(Source code of charts)

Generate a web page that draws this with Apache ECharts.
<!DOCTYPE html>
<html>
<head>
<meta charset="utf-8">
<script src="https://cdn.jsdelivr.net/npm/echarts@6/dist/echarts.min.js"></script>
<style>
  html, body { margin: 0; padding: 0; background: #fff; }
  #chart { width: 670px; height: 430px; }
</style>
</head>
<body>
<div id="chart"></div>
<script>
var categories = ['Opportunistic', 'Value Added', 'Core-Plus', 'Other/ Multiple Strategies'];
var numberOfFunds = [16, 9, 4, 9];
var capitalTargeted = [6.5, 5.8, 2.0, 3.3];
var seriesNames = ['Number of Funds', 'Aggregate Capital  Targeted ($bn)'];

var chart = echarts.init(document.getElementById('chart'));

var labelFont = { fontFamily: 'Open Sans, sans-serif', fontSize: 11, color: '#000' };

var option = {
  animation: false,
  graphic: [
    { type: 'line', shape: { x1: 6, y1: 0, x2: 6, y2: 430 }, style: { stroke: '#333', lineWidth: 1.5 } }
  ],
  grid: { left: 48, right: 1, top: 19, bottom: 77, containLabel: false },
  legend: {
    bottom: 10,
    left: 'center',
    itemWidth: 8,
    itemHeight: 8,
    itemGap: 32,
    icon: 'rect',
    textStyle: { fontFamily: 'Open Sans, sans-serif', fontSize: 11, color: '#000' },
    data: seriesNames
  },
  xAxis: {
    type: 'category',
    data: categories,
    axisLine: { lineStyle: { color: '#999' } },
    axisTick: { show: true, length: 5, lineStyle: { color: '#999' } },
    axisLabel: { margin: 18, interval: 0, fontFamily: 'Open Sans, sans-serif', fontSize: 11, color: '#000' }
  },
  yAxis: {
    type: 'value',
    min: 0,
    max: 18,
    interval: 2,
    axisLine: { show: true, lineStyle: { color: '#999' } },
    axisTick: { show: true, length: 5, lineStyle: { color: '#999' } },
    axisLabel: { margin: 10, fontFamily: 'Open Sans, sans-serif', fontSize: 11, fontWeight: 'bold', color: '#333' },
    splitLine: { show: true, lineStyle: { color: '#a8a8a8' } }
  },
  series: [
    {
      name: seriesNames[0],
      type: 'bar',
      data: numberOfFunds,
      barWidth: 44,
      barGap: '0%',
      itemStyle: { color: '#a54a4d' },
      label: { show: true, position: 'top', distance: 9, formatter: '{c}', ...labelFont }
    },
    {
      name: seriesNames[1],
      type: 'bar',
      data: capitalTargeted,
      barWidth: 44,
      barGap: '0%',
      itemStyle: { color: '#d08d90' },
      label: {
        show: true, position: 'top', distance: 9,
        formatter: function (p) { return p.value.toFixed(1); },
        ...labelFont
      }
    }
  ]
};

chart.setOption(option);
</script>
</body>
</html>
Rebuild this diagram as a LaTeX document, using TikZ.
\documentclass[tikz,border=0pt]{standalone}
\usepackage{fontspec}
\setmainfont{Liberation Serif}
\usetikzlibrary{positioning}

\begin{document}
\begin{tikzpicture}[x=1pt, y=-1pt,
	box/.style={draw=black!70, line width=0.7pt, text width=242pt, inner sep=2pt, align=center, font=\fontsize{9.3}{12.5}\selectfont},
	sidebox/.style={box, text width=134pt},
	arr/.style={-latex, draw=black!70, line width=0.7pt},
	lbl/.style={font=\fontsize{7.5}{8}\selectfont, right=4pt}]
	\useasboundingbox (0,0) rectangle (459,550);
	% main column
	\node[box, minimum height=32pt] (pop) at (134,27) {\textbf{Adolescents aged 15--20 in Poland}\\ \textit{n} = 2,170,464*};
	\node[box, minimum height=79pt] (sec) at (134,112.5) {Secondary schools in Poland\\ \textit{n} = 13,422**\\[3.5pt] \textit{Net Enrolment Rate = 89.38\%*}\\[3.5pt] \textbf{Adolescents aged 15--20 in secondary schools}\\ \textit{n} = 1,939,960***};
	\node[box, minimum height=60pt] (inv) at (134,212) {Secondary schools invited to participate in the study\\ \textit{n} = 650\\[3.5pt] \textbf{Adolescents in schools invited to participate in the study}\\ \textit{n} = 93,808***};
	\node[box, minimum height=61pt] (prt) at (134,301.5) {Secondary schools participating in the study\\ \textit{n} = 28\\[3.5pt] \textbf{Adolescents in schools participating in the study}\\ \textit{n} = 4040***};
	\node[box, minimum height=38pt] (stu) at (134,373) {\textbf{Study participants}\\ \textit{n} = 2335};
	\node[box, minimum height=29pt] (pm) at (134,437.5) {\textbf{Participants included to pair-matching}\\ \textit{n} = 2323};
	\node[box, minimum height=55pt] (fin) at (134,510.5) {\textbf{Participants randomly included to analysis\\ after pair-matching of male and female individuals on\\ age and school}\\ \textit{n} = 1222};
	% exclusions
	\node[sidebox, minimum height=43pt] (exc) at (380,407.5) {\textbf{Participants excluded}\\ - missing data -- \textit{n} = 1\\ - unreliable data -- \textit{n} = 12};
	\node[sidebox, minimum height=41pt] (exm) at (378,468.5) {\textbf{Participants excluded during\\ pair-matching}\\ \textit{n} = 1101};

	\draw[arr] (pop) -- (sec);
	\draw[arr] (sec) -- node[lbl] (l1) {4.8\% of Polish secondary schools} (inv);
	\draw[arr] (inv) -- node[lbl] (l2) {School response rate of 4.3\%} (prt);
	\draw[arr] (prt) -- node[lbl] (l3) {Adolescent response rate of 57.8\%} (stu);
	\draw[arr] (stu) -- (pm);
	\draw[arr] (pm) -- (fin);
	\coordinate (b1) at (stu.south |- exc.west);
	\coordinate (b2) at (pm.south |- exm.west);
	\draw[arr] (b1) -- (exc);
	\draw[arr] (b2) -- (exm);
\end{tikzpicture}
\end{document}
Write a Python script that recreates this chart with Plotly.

### [THE TASK]
Make an exact copy of the material above.

### [FINAL RESULT]
Generate a web page that draws this with Apache ECharts.
<!DOCTYPE html>
<html>
<head>
<meta charset="utf-8">
<script src="https://cdn.jsdelivr.net/npm/echarts@6/dist/echarts.min.js"></script>
<style>
  html, body { margin: 0; padding: 0; background: #fff; }
  #chart { width: 670px; height: 430px; }
</style>
</head>
<body>
<div id="chart"></div>
<script>
var categories = ['Opportunistic', 'Value Added', 'Core-Plus', 'Other/ Multiple Strategies'];
var numberOfFunds = [16, 9, 4, 9];
var capitalTargeted = [6.5, 5.8, 2.0, 3.3];
var seriesNames = ['Number of Funds', 'Aggregate Capital  Targeted ($bn)'];

var chart = echarts.init(document.getElementById('chart'));

var labelFont = { fontFamily: 'Open Sans, sans-serif', fontSize: 11, color: '#000' };

var option = {
  animation: false,
  graphic: [
    { type: 'line', shape: { x1: 6, y1: 0, x2: 6, y2: 430 }, style: { stroke: '#333', lineWidth: 1.5 } }
  ],
  grid: { left: 48, right: 1, top: 19, bottom: 77, containLabel: false },
  legend: {
    bottom: 10,
    left: 'center',
    itemWidth: 8,
    itemHeight: 8,
    itemGap: 32,
    icon: 'rect',
    textStyle: { fontFamily: 'Open Sans, sans-serif', fontSize: 11, color: '#000' },
    data: seriesNames
  },
  xAxis: {
    type: 'category',
    data: categories,
    axisLine: { lineStyle: { color: '#999' } },
    axisTick: { show: true, length: 5, lineStyle: { color: '#999' } },
    axisLabel: { margin: 18, interval: 0, fontFamily: 'Open Sans, sans-serif', fontSize: 11, color: '#000' }
  },
  yAxis: {
    type: 'value',
    min: 0,
    max: 18,
    interval: 2,
    axisLine: { show: true, lineStyle: { color: '#999' } },
    axisTick: { show: true, length: 5, lineStyle: { color: '#999' } },
    axisLabel: { margin: 10, fontFamily: 'Open Sans, sans-serif', fontSize: 11, fontWeight: 'bold', color: '#333' },
    splitLine: { show: true, lineStyle: { color: '#a8a8a8' } }
  },
  series: [
    {
      name: seriesNames[0],
      type: 'bar',
      data: numberOfFunds,
      barWidth: 44,
      barGap: '0%',
      itemStyle: { color: '#a54a4d' },
      label: { show: true, position: 'top', distance: 9, formatter: '{c}', ...labelFont }
    },
    {
      name: seriesNames[1],
      type: 'bar',
      data: capitalTargeted,
      barWidth: 44,
      barGap: '0%',
      itemStyle: { color: '#d08d90' },
      label: {
        show: true, position: 'top', distance: 9,
        formatter: function (p) { return p.value.toFixed(1); },
        ...labelFont
      }
    }
  ]
};

chart.setOption(option);
</script>
</body>
</html>
Rebuild this diagram as a LaTeX document, using TikZ.
\documentclass[tikz,border=0pt]{standalone}
\usepackage{fontspec}
\setmainfont{Liberation Serif}
\usetikzlibrary{positioning}

\begin{document}
\begin{tikzpicture}[x=1pt, y=-1pt,
	box/.style={draw=black!70, line width=0.7pt, text width=242pt, inner sep=2pt, align=center, font=\fontsize{9.3}{12.5}\selectfont},
	sidebox/.style={box, text width=134pt},
	arr/.style={-latex, draw=black!70, line width=0.7pt},
	lbl/.style={font=\fontsize{7.5}{8}\selectfont, right=4pt}]
	\useasboundingbox (0,0) rectangle (459,550);
	% main column
	\node[box, minimum height=32pt] (pop) at (134,27) {\textbf{Adolescents aged 15--20 in Poland}\\ \textit{n} = 2,170,464*};
	\node[box, minimum height=79pt] (sec) at (134,112.5) {Secondary schools in Poland\\ \textit{n} = 13,422**\\[3.5pt] \textit{Net Enrolment Rate = 89.38\%*}\\[3.5pt] \textbf{Adolescents aged 15--20 in secondary schools}\\ \textit{n} = 1,939,960***};
	\node[box, minimum height=60pt] (inv) at (134,212) {Secondary schools invited to participate in the study\\ \textit{n} = 650\\[3.5pt] \textbf{Adolescents in schools invited to participate in the study}\\ \textit{n} = 93,808***};
	\node[box, minimum height=61pt] (prt) at (134,301.5) {Secondary schools participating in the study\\ \textit{n} = 28\\[3.5pt] \textbf{Adolescents in schools participating in the study}\\ \textit{n} = 4040***};
	\node[box, minimum height=38pt] (stu) at (134,373) {\textbf{Study participants}\\ \textit{n} = 2335};
	\node[box, minimum height=29pt] (pm) at (134,437.5) {\textbf{Participants included to pair-matching}\\ \textit{n} = 2323};
	\node[box, minimum height=55pt] (fin) at (134,510.5) {\textbf{Participants randomly included to analysis\\ after pair-matching of male and female individuals on\\ age and school}\\ \textit{n} = 1222};
	% exclusions
	\node[sidebox, minimum height=43pt] (exc) at (380,407.5) {\textbf{Participants excluded}\\ - missing data -- \textit{n} = 1\\ - unreliable data -- \textit{n} = 12};
	\node[sidebox, minimum height=41pt] (exm) at (378,468.5) {\textbf{Participants excluded during\\ pair-matching}\\ \textit{n} = 1101};

	\draw[arr] (pop) -- (sec);
	\draw[arr] (sec) -- node[lbl] (l1) {4.8\% of Polish secondary schools} (inv);
	\draw[arr] (inv) -- node[lbl] (l2) {School response rate of 4.3\%} (prt);
	\draw[arr] (prt) -- node[lbl] (l3) {Adolescent response rate of 57.8\%} (stu);
	\draw[arr] (stu) -- (pm);
	\draw[arr] (pm) -- (fin);
	\coordinate (b1) at (stu.south |- exc.west);
	\coordinate (b2) at (pm.south |- exm.west);
	\draw[arr] (b1) -- (exc);
	\draw[arr] (b2) -- (exm);
\end{tikzpicture}
\end{document}
Write a Python script that recreates this chart with Plotly.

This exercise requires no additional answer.